A report, “Global Climate Change Impacts in the United States,” was put out on June 16, 2009. The report compiles years of scientific research and takes into account new data not available during the preparation of previous assessments. It was produced by a consortium of experts from 13 U.S. government science agencies and from several major universities and research institutes.

And at 190 pages, this report is no small thing. Commissioned in 2007, the report spans both sides of the political spectrum, Republican and Democrat, to arrive at the valuable, objective scientific consensus that global temperature increases in recent decades have been primarily human-induced and offers thoughts on how that climate change is affecting—and may further affect—the United States. It is the first report to incorporate the latest information on rising temperatures and sea levels; increases in extreme weather events; and other climate-related phenomena in almost a decade and to break out those impacts by U.S. region and economic sector, and the first to do so in such great detail.

John P. Holdren, Assistant to the President for Science and Technology and director of the White House Office of Science and Technology Policy said that the report “tells us why remedial action is needed sooner rather than later, as well as showing why that action must include both global emissions reductions to reduce the extent of climate change and local adaptation measures to reduce the damage from the changes that are no longer avoidable.”

Despite its lack of brevity, the report is generally accessible to anyone who desires to read it and written using plain language because “climate change has immediate and local impacts – it literally affects people in their backyards,” as Jane Lubchenco of the National Oceanic and Atmospheric Administration (NOAA) said.

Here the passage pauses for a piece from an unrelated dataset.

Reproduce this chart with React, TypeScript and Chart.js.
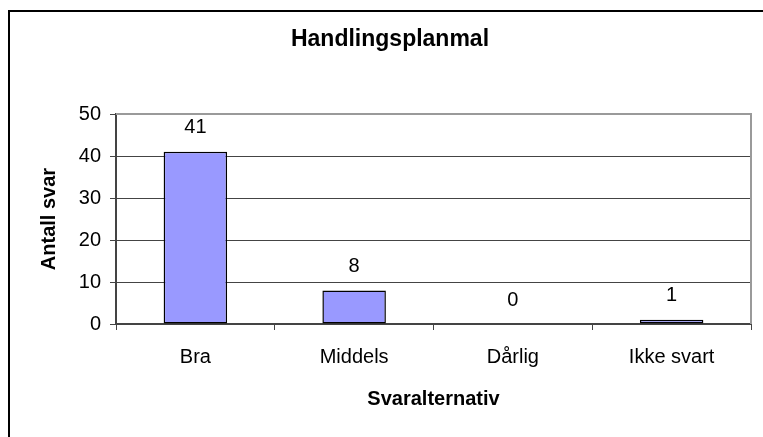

The report suggests that there are two responses to climate change: mitigation and adaptation. Mitigation involves doing what we can now to reduce the amount of emissions of heat trapping pollutions and increasing the removal of such pollutants from the atmosphere. Adaptation is learning to cope with or avoid harmful impacts already present and take advantage of any beneficial impacts.

We can’t always erase what’s been done, but we can change what will happen. “It shows that the choices made now will have far-reaching consequences,” said Tom Karl, director of NOAA’s National Climatic Data Center in Asheville, N.C. and one of the co-chairs of the report. The report states that “Implementing sizable and sustained reductions in carbon dioxide emissions as soon as possible would significantly reduce the pace and the overall amount of climate change and would be more effective than reductions of the same size initiated later.”

Climate change is here. It is not simply a political tactic but a threat. The report explains in detail what we are up against, and what could potentially occur if we don’t change.